→ Exercise
Would you transcribe the listing that follows, character for character, and omit its images?

→ Material provided
• • • • • • •

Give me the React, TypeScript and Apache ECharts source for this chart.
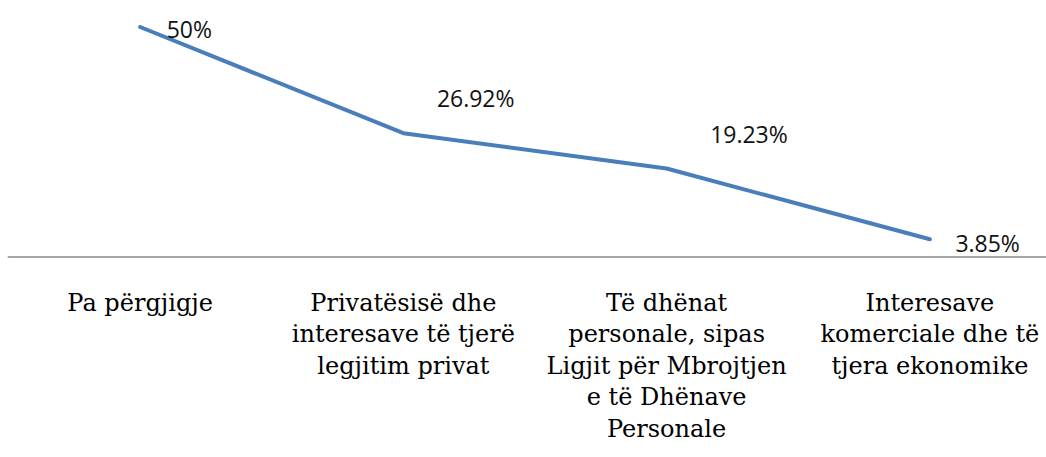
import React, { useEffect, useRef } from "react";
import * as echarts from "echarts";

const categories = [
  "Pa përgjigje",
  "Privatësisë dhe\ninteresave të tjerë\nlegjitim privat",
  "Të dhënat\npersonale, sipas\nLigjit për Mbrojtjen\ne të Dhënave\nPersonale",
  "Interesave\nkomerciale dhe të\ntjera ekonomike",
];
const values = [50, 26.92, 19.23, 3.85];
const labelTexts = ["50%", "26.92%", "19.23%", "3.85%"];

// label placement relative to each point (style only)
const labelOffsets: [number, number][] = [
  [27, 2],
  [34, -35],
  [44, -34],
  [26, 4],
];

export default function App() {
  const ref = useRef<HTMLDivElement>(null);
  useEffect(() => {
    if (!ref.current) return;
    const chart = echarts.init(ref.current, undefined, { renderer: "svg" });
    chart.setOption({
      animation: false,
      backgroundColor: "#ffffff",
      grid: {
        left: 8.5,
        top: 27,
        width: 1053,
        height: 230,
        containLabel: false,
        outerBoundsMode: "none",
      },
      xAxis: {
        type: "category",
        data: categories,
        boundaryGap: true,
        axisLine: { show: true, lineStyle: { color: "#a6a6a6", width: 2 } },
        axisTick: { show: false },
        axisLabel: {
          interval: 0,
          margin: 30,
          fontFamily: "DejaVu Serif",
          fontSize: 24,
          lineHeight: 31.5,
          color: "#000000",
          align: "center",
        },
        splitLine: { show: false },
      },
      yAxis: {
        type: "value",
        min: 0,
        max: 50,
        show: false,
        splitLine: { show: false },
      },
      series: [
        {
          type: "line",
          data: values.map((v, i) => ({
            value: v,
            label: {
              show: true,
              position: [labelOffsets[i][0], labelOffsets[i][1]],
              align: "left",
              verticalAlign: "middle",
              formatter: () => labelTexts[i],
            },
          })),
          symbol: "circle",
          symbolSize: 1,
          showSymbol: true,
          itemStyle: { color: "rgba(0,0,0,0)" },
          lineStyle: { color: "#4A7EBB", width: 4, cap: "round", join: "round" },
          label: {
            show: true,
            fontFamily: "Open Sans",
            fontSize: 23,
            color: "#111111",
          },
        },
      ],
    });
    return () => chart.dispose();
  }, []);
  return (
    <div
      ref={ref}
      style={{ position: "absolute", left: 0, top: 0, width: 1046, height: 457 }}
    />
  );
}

• • • • • • •

→ Worked answer
Give me the React, TypeScript and Apache ECharts source for this chart.
import React, { useEffect, useRef } from "react";
import * as echarts from "echarts";

const categories = [
  "Pa përgjigje",
  "Privatësisë dhe\ninteresave të tjerë\nlegjitim privat",
  "Të dhënat\npersonale, sipas\nLigjit për Mbrojtjen\ne të Dhënave\nPersonale",
  "Interesave\nkomerciale dhe të\ntjera ekonomike",
];
const values = [50, 26.92, 19.23, 3.85];
const labelTexts = ["50%", "26.92%", "19.23%", "3.85%"];

// label placement relative to each point (style only)
const labelOffsets: [number, number][] = [
  [27, 2],
  [34, -35],
  [44, -34],
  [26, 4],
];

export default function App() {
  const ref = useRef<HTMLDivElement>(null);
  useEffect(() => {
    if (!ref.current) return;
    const chart = echarts.init(ref.current, undefined, { renderer: "svg" });
    chart.setOption({
      animation: false,
      backgroundColor: "#ffffff",
      grid: {
        left: 8.5,
        top: 27,
        width: 1053,
        height: 230,
        containLabel: false,
        outerBoundsMode: "none",
      },
      xAxis: {
        type: "category",
        data: categories,
        boundaryGap: true,
        axisLine: { show: true, lineStyle: { color: "#a6a6a6", width: 2 } },
        axisTick: { show: false },
        axisLabel: {
          interval: 0,
          margin: 30,
          fontFamily: "DejaVu Serif",
          fontSize: 24,
          lineHeight: 31.5,
          color: "#000000",
          align: "center",
        },
        splitLine: { show: false },
      },
      yAxis: {
        type: "value",
        min: 0,
        max: 50,
        show: false,
        splitLine: { show: false },
      },
      series: [
        {
          type: "line",
          data: values.map((v, i) => ({
            value: v,
            label: {
              show: true,
              position: [labelOffsets[i][0], labelOffsets[i][1]],
              align: "left",
              verticalAlign: "middle",
              formatter: () => labelTexts[i],
            },
          })),
          symbol: "circle",
          symbolSize: 1,
          showSymbol: true,
          itemStyle: { color: "rgba(0,0,0,0)" },
          lineStyle: { color: "#4A7EBB", width: 4, cap: "round", join: "round" },
          label: {
            show: true,
            fontFamily: "Open Sans",
            fontSize: 23,
            color: "#111111",
          },
        },
      ],
    });
    return () => chart.dispose();
  }, []);
  return (
    <div
      ref={ref}
      style={{ position: "absolute", left: 0, top: 0, width: 1046, height: 457 }}
    />
  );
}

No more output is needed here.